Mature TGFα increases the percentage of nuclei in S-phase (LI%) preferentially in GSTp⁻ hepatocytes without nuclear proTGFα. ³H-thymidine was added 24 h before harvesting of cells. The percentages of replicating and of proTGFα-pos nuclei were determined after 48 h of culture. For the number of experiments and cells scored, see Figure 4. Hatched portions of the bars indicate LI of proTGFα-pos nuclei; nonhatched portions of the bars indicate LI of proTGFα-neg nuclei; the sum of the hatched and unhatched portion (total bar) indicates LI of all nuclei; Co: DMSO-control; TGFα: mature TGFα; Tyr: Tyrphostin A25. Statistics by Student's t-test: (a) P<0.05.

Figure 6

Transforming growth factor β1 reduces DNA synthesis and proTGFα-pos nuclei in GSTp⁻ and GSTp⁺ cells cultured for 48 h. ³H-thymidine was added 24 h before harvesting of cells. Symbols: Δ, GSTp⁻ cells, ▪, GSTp⁺ cells.
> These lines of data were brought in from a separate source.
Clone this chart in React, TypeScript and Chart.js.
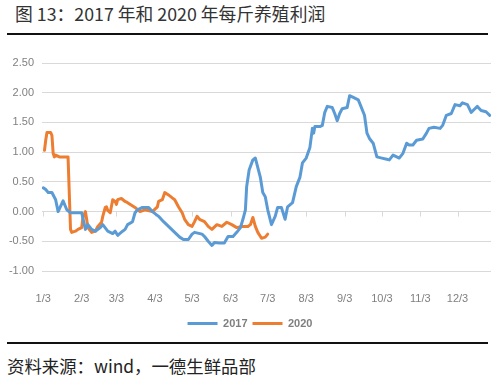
import React, { useEffect, useRef } from "react";
import { Chart, registerables } from "chart.js";

Chart.register(...registerables);

const titleText = "图 13：2017 年和 2020 年每斤养殖利润";
const sourceText = "资料来源：wind，一德生鲜品部";

const tickDays = [0, 31, 59, 90, 120, 151, 181, 212, 243, 273, 304, 334];
const tickLabels = ["1/3", "2/3", "3/3", "4/3", "5/3", "6/3", "7/3", "8/3", "9/3", "10/3", "11/3", "12/3"];

const days2017 = [0,2,4,7,10,12,16,19,22,31,34,36,39,42,46,48,52,56,58,60,64,66,68,72,74,76,80,85,88,93,97,101,106,110,113,117,120,122,128,130,133,136,138,142,146,149,153,156,159,161,163,164,166,169,171,172,175,177,179,181,184,187,189,192,195,197,201,204,207,209,212,215,217,218,219,223,225,227,229,233,235,237,239,241,245,247,250,254,255,259,261,263,266,269,273,277,279,282,285,287,290,293,295,298,301,306,309,311,315,320,322,325,329,332,336,338,342,345,348,350,353,357,360];
const values2017 = [0.40,0.37,0.32,0.32,0.20,0.00,0.18,0.03,-0.02,-0.02,-0.30,-0.22,-0.30,-0.33,-0.27,-0.22,-0.33,-0.37,-0.33,-0.40,-0.33,-0.30,-0.22,-0.17,-0.02,0.03,0.07,0.07,0.00,-0.08,-0.17,-0.25,-0.35,-0.43,-0.47,-0.47,-0.38,-0.35,-0.38,-0.42,-0.50,-0.57,-0.52,-0.53,-0.53,-0.42,-0.42,-0.35,-0.27,-0.13,0.03,0.42,0.70,0.87,0.90,0.82,0.58,0.32,0.25,0.03,-0.22,-0.08,0.07,0.07,-0.13,0.08,0.15,0.42,0.58,0.82,0.90,1.08,1.40,1.32,1.43,1.43,1.45,1.67,1.77,1.75,1.65,1.53,1.65,1.73,1.75,1.95,1.92,1.88,1.83,1.62,1.32,1.23,1.15,0.92,0.90,0.88,0.87,0.95,0.92,0.90,0.98,1.15,1.12,1.12,1.20,1.22,1.32,1.40,1.42,1.40,1.45,1.62,1.65,1.80,1.78,1.83,1.80,1.67,1.73,1.77,1.70,1.68,1.62];

const days2020 = [1,2,3,6,7,8,9,10,13,20,22,23,26,28,31,32,34,35,36,39,42,44,47,48,50,51,52,54,56,58,59,60,63,66,68,74,78,82,88,92,93,96,98,101,104,106,109,112,114,117,120,122,124,126,130,133,136,140,144,148,152,156,160,165,167,169,171,173,176,179,181];
const values2020 = [1.03,1.20,1.33,1.33,1.28,0.98,0.92,0.95,0.92,0.92,-0.30,-0.35,-0.33,-0.30,-0.27,-0.10,0.00,-0.13,-0.27,-0.35,-0.33,-0.25,-0.18,-0.08,0.07,0.08,0.02,-0.02,0.20,0.17,0.12,0.20,0.22,0.17,0.15,0.07,0.00,0.03,0.00,0.08,0.17,0.20,0.32,0.28,0.23,0.20,0.08,-0.02,-0.13,-0.22,-0.25,-0.17,-0.08,-0.13,-0.17,-0.25,-0.30,-0.22,-0.25,-0.18,-0.22,-0.27,-0.25,-0.25,-0.22,-0.10,-0.25,-0.35,-0.45,-0.43,-0.38];

const seriesNames = ["2017", "2020"];
const seriesColors = ["#5B9BD5", "#ED7D31"];

const zeroTickMarks = {
  id: "zeroTickMarks",
  beforeDatasetsDraw(chart: any) {
    const { ctx, scales } = chart;
    const x = scales.x;
    const y = scales.y;
    const py = y.getPixelForValue(0);
    ctx.save();
    ctx.strokeStyle = "#d9d9d9";
    ctx.lineWidth = 1;
    x.ticks.forEach((t: any) => {
      const px = Math.round(x.getPixelForValue(t.value)) + 0.5;
      ctx.beginPath();
      ctx.moveTo(px, py);
      ctx.lineTo(px, py + 5);
      ctx.stroke();
    });
    ctx.restore();
  },
};

function LineChart() {
  const ref = useRef<HTMLCanvasElement | null>(null);
  useEffect(() => {
    if (!ref.current) return;
    const chart = new Chart(ref.current, {
      type: "line",
      data: {
        datasets: [
          {
            label: seriesNames[0],
            data: days2017.map((d, i) => ({ x: d, y: values2017[i] })),
            borderColor: seriesColors[0],
            backgroundColor: seriesColors[0],
            borderWidth: 3,
            pointRadius: 0,
            borderJoinStyle: "round",
            borderCapStyle: "round",
            tension: 0,
          },
          {
            label: seriesNames[1],
            data: days2020.map((d, i) => ({ x: d, y: values2020[i] })),
            borderColor: seriesColors[1],
            backgroundColor: seriesColors[1],
            borderWidth: 3,
            pointRadius: 0,
            borderJoinStyle: "round",
            borderCapStyle: "round",
            tension: 0,
          },
        ],
      },
      options: {
        animation: false,
        responsive: false,
        devicePixelRatio: 1,
        layout: { padding: { top: 23, right: 9, left: 9, bottom: 1 } },
        plugins: {
          tooltip: { enabled: false },
          legend: {
            position: "bottom",
            labels: {
              usePointStyle: true,
              pointStyle: "line",
              pointStyleWidth: 30,
              padding: 5,
              color: "#7f7f7f",
              font: { size: 11, weight: "bold", family: "'Liberation Sans', Arial, sans-serif" },
            },
          },
        },
        scales: {
          x: {
            type: "linear",
            min: -1,
            max: 361,
            grid: { display: false },
            border: { display: false },
            afterBuildTicks: (axis: any) => {
              axis.ticks = tickDays.map((v) => ({ value: v }));
            },
            afterFit: (s: any) => {
              s.height = 42;
            },
            ticks: {
              autoSkip: false,
              maxRotation: 0,
              padding: 13,
              color: "#808080",
              font: { size: 11, family: "'Liberation Sans', Arial, sans-serif" },
              callback: (v: any) => {
                const i = tickDays.indexOf(v);
                return i >= 0 ? tickLabels[i] : "";
              },
            },
          },
          y: {
            min: -1,
            max: 2.5,
            grid: { color: "#d9d9d9", drawTicks: false, lineWidth: 1 },
            border: { display: false },
            afterFit: (s: any) => {
              s.width = 33;
            },
            ticks: {
              stepSize: 0.5,
              padding: 8,
              color: "#808080",
              font: { size: 11, family: "'Liberation Sans', Arial, sans-serif" },
              callback: (v: any) => Number(v).toFixed(2),
            },
          },
        },
      },
      plugins: [zeroTickMarks],
    } as any);
    return () => chart.destroy();
  }, []);
  return (
    <canvas
      ref={ref}
      width={500}
      height={300}
      style={{ position: "absolute", left: 0, top: 40, width: 500, height: 300 }}
    />
  );
}

export default function App() {
  return (
    <div
      style={{
        position: "fixed",
        left: 0,
        top: 0,
        width: 500,
        height: 379,
        background: "#ffffff",
        overflow: "hidden",
        fontFamily: "'Noto Sans CJK SC', 'Noto Sans', sans-serif",
      }}
    >
      <div
        style={{
          position: "absolute",
          left: 15,
          top: 3,
          fontSize: 17.8,
          lineHeight: "20px",
          color: "#333333",
          whiteSpace: "nowrap",
        }}
      >
        {titleText}
      </div>
      <div style={{ position: "absolute", left: 7, top: 33, width: 481, height: 2, background: "#111" }} />
      <LineChart />
      <div style={{ position: "absolute", left: 7, top: 342, width: 481, height: 2, background: "#111" }} />
      <div
        style={{
          position: "absolute",
          left: 7,
          top: 355,
          fontSize: 17.4,
          lineHeight: "22px",
          color: "#222222",
          whiteSpace: "nowrap",
        }}
      >
        {sourceText}
      </div>
    </div>
  );
}
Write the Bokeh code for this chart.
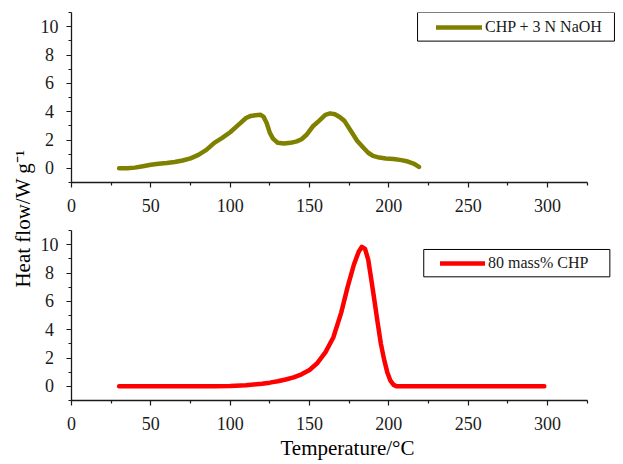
import math

from bokeh.embed import file_html
from bokeh.layouts import column, row
from bokeh.models import BoxAnnotation, FixedTicker, Label, Legend, LegendItem, Range1d
from bokeh.plotting import figure
from bokeh.resources import INLINE

# DSC trace: CHP + 3 N NaOH (temperature / °C, heat flow / W g-1)
naoh_temp = [30, 35, 40, 45, 50, 55, 60, 65, 70, 75, 80, 85, 90, 95, 100, 105,
             110, 113, 116, 119, 121, 123, 125, 127, 130, 134, 138, 142, 145,
             148, 152, 156, 160, 163, 166, 169, 172, 176, 180, 184, 187, 190,
             194, 198, 203, 208, 212, 216, 219]
naoh_flow = [0.0, 0.0, 0.05, 0.15, 0.25, 0.32, 0.37, 0.45, 0.55, 0.7, 0.95, 1.3,
             1.8, 2.15, 2.55, 3.05, 3.55, 3.7, 3.75, 3.78, 3.65, 3.2, 2.5, 2.1,
             1.8, 1.75, 1.8, 1.9, 2.05, 2.35, 2.95, 3.35, 3.78, 3.88, 3.82, 3.62,
             3.35, 2.65, 1.95, 1.45, 1.1, 0.88, 0.76, 0.7, 0.66, 0.58, 0.48,
             0.32, 0.1]

# DSC trace: 80 mass% CHP
chp_temp = [30, 40, 50, 60, 70, 80, 90, 100, 110, 120, 125, 130, 135, 140, 145,
            150, 155, 160, 165, 170, 174, 178, 181, 183, 185, 187, 189, 191, 193,
            195, 197, 199, 201, 203, 205, 210, 220, 240, 260, 280, 298]
chp_flow = [0.0, 0.0, 0.0, 0.0, 0.0, 0.0, 0.01, 0.03, 0.08, 0.18, 0.26, 0.36,
            0.48, 0.63, 0.85, 1.15, 1.65, 2.4, 3.45, 5.2, 7.0, 8.6, 9.5, 9.85,
            9.7, 8.95, 7.5, 6.0, 4.45, 3.0, 1.9, 1.0, 0.4, 0.1, 0.0, 0.0, 0.0,
            0.0, 0.0, 0.0, 0.0]

series_labels = ["CHP + 3 N NaOH", "80 mass% CHP"]
x_major = [0, 50, 100, 150, 200, 250, 300]
x_minor = [25, 75, 125, 175, 225, 275, 325]
y_major = [0, 2, 4, 6, 8, 10]
y_minor = [-1, 1, 3, 5, 7, 9, 11]

SERIF = "Liberation Serif"
INK = "#1a1a1a"
OLIVE = "#808000"
RED = "#ff0000"

PANEL_W = 587
FRAME_W = 552           # frame runs to the right edge so the legends sit inside it
X_END = FRAME_W / (476 / 300)


def style_panel(p):
    p.outline_line_color = None
    p.grid.visible = False
    p.background_fill_color = "white"
    p.border_fill_color = "white"
    p.xaxis.ticker = FixedTicker(ticks=x_major, minor_ticks=x_minor)
    p.yaxis.ticker = FixedTicker(ticks=y_major, minor_ticks=y_minor)
    p.xaxis.bounds = (0, 325)
    p.yaxis.bounds = (-1, 11)
    for ax in p.axis:
        ax.axis_line_width = 1.3
        ax.axis_line_color = INK
        ax.major_tick_line_color = INK
        ax.minor_tick_line_color = INK
        ax.major_tick_line_width = 1.2
        ax.minor_tick_line_width = 1.2
        ax.major_tick_in = 0
        ax.major_tick_out = 5
        ax.minor_tick_in = 0
        ax.minor_tick_out = 3
        ax.major_label_text_font = SERIF
        ax.major_label_text_font_size = "18px"
        ax.major_label_text_color = INK
    p.xaxis.major_label_standoff = 11
    p.yaxis.major_label_standoff = 8
    # single digits get a punctuation space so the column reads centred
    p.yaxis.major_label_overrides = {v: f"{v}\u2008" for v in y_major if v < 10}


def add_legend(p, renderer, label, box, loc, glyph_w):
    left, right, bottom, top = box
    frame_box = BoxAnnotation(left=left, right=right, bottom=bottom, top=top,
                              fill_color="white", fill_alpha=1.0,
                              line_color="black", line_alpha=1.0,
                              line_width=1, line_dash="solid")
    p.add_layout(frame_box)
    leg = Legend(items=[LegendItem(label=label, renderers=[renderer])],
                 location=loc, padding=0, margin=0, spacing=0,
                 border_line_color=None, background_fill_alpha=0,
                 glyph_width=glyph_w, glyph_height=16, label_height=16,
                 label_standoff=3, label_text_font=SERIF,
                 label_text_font_size="16px", label_text_color=INK)
    p.add_layout(leg, "center")


# upper panel
top = figure(width=PANEL_W, height=220, x_range=Range1d(0, X_END),
             y_range=Range1d(-1, 11), min_border_left=35, min_border_right=0,
             min_border_top=12, min_border_bottom=38,
             output_backend="svg", toolbar_location=None)
style_panel(top)
r_top = top.line(naoh_temp, naoh_flow, line_color=OLIVE, line_width=4.5,
                 line_cap="round", line_join="round")
add_legend(top, r_top, series_labels[0], (218.1, 342.2, 8.98, 11.0), (365, 146), 46)

# lower panel
bot = figure(width=PANEL_W, height=244, x_range=Range1d(0, X_END),
             y_range=Range1d(-1, 11), min_border_left=35, min_border_right=0,
             min_border_top=10, min_border_bottom=64,
             output_backend="svg", toolbar_location=None)
style_panel(bot)
r_bot = bot.line(chp_temp, chp_flow, line_color=RED, line_width=4.5,
                 line_cap="round", line_join="round")
add_legend(bot, r_bot, series_labels[1], (222.0, 339.3, 7.73, 9.66), (369, 128), 45)
bot.xaxis.axis_label = "Temperature/\u00b0C"
bot.xaxis.axis_label_text_font = SERIF
bot.xaxis.axis_label_text_font_size = "21px"
bot.xaxis.axis_label_text_font_style = "normal"
bot.xaxis.axis_label_text_color = "black"
bot.xaxis.axis_label_standoff = 3

# shared y-axis title spanning both panels
ylab = figure(width=36, height=464, x_range=Range1d(0, 36), y_range=Range1d(0, 464),
              x_axis_location=None, y_axis_location=None, min_border=0,
              output_backend="svg", toolbar_location=None)
ylab.outline_line_color = None
ylab.grid.visible = False
ylab.add_layout(Label(x=22, y=246, text="Heat flow/W g\u207b\u00b9", angle=math.pi / 2,
                      text_align="center", text_baseline="middle",
                      text_font=SERIF, text_font_size="21px", text_color="black"))

layout = row(ylab, column(top, bot))
open("out.html", "w").write(file_html(layout, INLINE))
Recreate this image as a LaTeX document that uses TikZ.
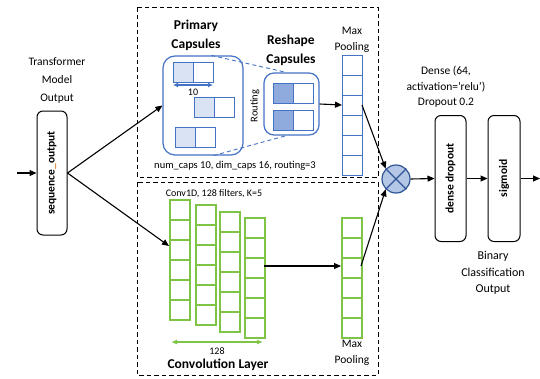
\documentclass[tikz,border=0pt]{standalone}
\usepackage{fontspec}
\setmainfont{Carlito}
\usetikzlibrary{arrows.meta,calc}
\definecolor{capblue}{HTML}{4472C4}
\definecolor{lightcap}{HTML}{DAE3F3}
\definecolor{darkcap}{HTML}{8FAADC}
\definecolor{circfill}{HTML}{B4C7E7}
\definecolor{circline}{HTML}{2F5597}
\definecolor{convgreen}{HTML}{7DC447}
\definecolor{uscore}{HTML}{E07B20}
\tikzset{
  arr/.style={draw=black, line width=1.1pt, -{Triangle[length=7pt,width=6pt]}},
  dashbox/.style={draw=black, line width=0.9pt, dash pattern=on 4.5pt off 3pt},
  gcell/.style={draw=convgreen, line width=1.5pt, minimum width=20pt, minimum height=20pt, inner sep=0pt, anchor=north west},
  bcell/.style={draw=capblue, line width=1pt, minimum width=20pt, minimum height=20pt, inner sep=0pt, anchor=north west},
  procbox/.style={draw=black, line width=1pt, rounded corners=6pt, inner sep=0pt, font=\fontsize{11}{12}\selectfont\bfseries},
  capbox/.style={draw=capblue, line width=1.2pt, inner sep=0pt},
  lbl/.style={align=center, inner sep=0pt, font=\fontsize{11.5}{18}\selectfont},
  blbl/.style={align=center, inner sep=0pt, font=\fontsize{13.5}{19}\selectfont\bfseries},
}
\begin{document}
\begin{tikzpicture}[x=1pt,y=-1pt]
\useasboundingbox (0,0) rectangle (540,378);
\fill[white] (0,0) rectangle (540,378);

% dashed group boxes
\draw[dashbox] (137,7) rectangle (378,177);
\draw[dashbox] (137,182) rectangle (378,375);

% left input
\node[lbl] (tmo) at (57,80) {Transformer\\Model\\Output};
\node[procbox, minimum width=30pt, minimum height=124pt] (seq) at (52,173) {};
\node[rotate=90, inner sep=0pt, font=\fontsize{11.5}{12}\selectfont\bfseries] (seqt) at (seq.center) {sequence{\color{uscore}\_}output};
\coordinate (inp) at (17,173);
\draw[arr] (inp) -- (seq.west);

% primary capsules
\node[blbl] (primt) at (196,35) {Primary\\Capsules};
\node[capbox, rounded corners=12pt, minimum width=80pt, minimum height=99pt] (prim) at (203,105.5) {};
\foreach \r/\x/\y in {1/173/62, 2/194/97, 3/175/127} {
  \node[bcell, fill=lightcap] (p\r a) at (\x,\y) {};
  \node[bcell] (p\r b) at (\x+20,\y) {};
}
\coordinate (tenL) at (173,85);
\coordinate (tenR) at (213,85);
\draw[capblue, line width=1.3pt, {Latex[length=5pt,width=5pt]}-{Latex[length=5pt,width=5pt]}] (tenL) -- (tenR);
\node[inner sep=0pt, font=\fontsize{10}{12}\selectfont] (ten) at (193,92) {10};

% reshape capsules
\node[blbl] (resht) at (291,50) {Reshape\\Capsules};
\node[capbox, rounded corners=10pt, minimum width=55pt, minimum height=62pt] (resh) at (291.5,104) {};
\foreach \r/\y in {1/83, 2/110} {
  \node[bcell, fill=darkcap] (r\r a) at (273,\y) {};
  \node[bcell] (r\r b) at (293,\y) {};
}
\node[rotate=90, inner sep=0pt, font=\fontsize{10.5}{12}\selectfont] (rout) at (255,106) {Routing};
\draw[capblue, line width=0.9pt, dash pattern=on 4pt off 3pt] ($(prim.north west)+(49,0)$) -- ($(resh.north west)+(23,0)$);
\draw[capblue, line width=0.9pt, dash pattern=on 4pt off 3pt] ($(prim.south west)+(51,0)$) -- ($(resh.south west)+(23,0)$);
\node[inner sep=0pt, font=\fontsize{10.5}{12}\selectfont] (caps) at (235,166) {num\_caps 10, dim\_caps 16, routing=3};

% blue max pooling
\node[lbl, font=\fontsize{11.5}{16}\selectfont] (bmp) at (352,40) {Max\\Pooling};
\foreach \i in {0,...,5} { \node[bcell] (b\i) at (342,55+\i*20) {}; }
\coordinate (bin) at (342,105);
\coordinate (bout) at (362,105);
\draw[arr] (resh.east) -- (bin);

% convolution
\node[inner sep=0pt, font=\fontsize{10}{12}\selectfont] (convt) at (214,194) {Conv1D, 128 filters, K=5};
\foreach \c/\x/\y in {1/169/199, 2/195/204, 3/219/211, 4/244/217} {
  \foreach \i in {0,...,5} { \node[gcell] (c\c-\i) at (\x,\y+\i*20) {}; }
}
\coordinate (cin) at (169,246);
\coordinate (cout) at (264,266);
\foreach \i in {0,...,5} { \node[gcell] (g\i) at (341,217+\i*20) {}; }
\coordinate (gin) at (341,266);
\coordinate (gout) at (361,266);
\draw[arr] (cout) -- (gin);
\coordinate (wL) at (171,342);
\coordinate (wR) at (263,342);
\draw[convgreen, line width=1.4pt, {Latex[length=6pt,width=5pt]}-{Latex[length=6pt,width=5pt]}] (wL) -- (wR);
\node[inner sep=0pt, font=\fontsize{10}{12}\selectfont] (w128) at (217,351) {128};
\node[inner sep=0pt, font=\fontsize{13.5}{16}\selectfont\bfseries] (convl) at (218,365) {Convolution Layer};
\node[lbl, font=\fontsize{11.5}{16}\selectfont] (gmp) at (352,353) {Max\\Pooling};

% arrows from sequence_output
\draw[arr] (seq.east) -- (prim.west);
\draw[arr] (seq.east) -- (cin);

% merge
\node[circle, draw=circline, fill=circfill, line width=1.2pt, minimum size=28pt, inner sep=0pt] (mul) at (396,179) {};
\draw[circline, line width=1.1pt] (mul.north west) -- (mul.south east) (mul.north east) -- (mul.south west);
\draw[arr] (bout) -- (mul.north west);
\draw[arr] (gout) -- (mul.south west);

% dense and sigmoid
\node[lbl, font=\fontsize{11.5}{15.5}\selectfont] (denset) at (446,87) {Dense (64,\\activation='relu')\\Dropout 0.2};
\node[procbox, minimum width=31pt, minimum height=126pt] (dense) at (450.5,178.5) {};
\node[rotate=90, inner sep=0pt, font=\fontsize{11.5}{12}\selectfont\bfseries] (denseL) at (dense.center) {dense dropout};
\node[procbox, minimum width=32pt, minimum height=126pt] (sig) at (504,178.5) {};
\node[rotate=90, inner sep=0pt, font=\fontsize{11.5}{12}\selectfont\bfseries] (sigL) at (sig.center) {sigmoid};
\coordinate (outp) at (540,178.5);
\draw[arr] (mul.east) -- (dense.west);
\draw[arr] (dense.east) -- (sig.west);
\draw[arr] (sig.east) -- (outp);
\node[lbl, font=\fontsize{12}{16.5}\selectfont] (bco) at (493,273) {Binary\\Classification\\Output};
\end{tikzpicture}
\end{document}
Data are calculated as fold control; absolute values are given in Table 1; number of experiments and cells scored see Figure 4. Means±s.d. are given. Statistics by Kruskal–Wallis test for dose–response effects within a cell population: (a) P<0.01; (b) P<0.05.

Figure 7

Cyproterone acetate induces DNA synthesis and proTGFα-pos nuclei in GSTp⁻ and GSTp⁺ cells cultured for 48 h. ³H-thymidine was added 24 h before harvesting of cells. Symbols: light columns, GSTp⁻ cells; dark columns, GSTp⁺ cells. For the number of experiments and cells scored, see Figure 4. Means±s.d. are given. Statistics by Wilcoxon's test for Co vs CPA: (a) P<0.01; (b) P<0.05.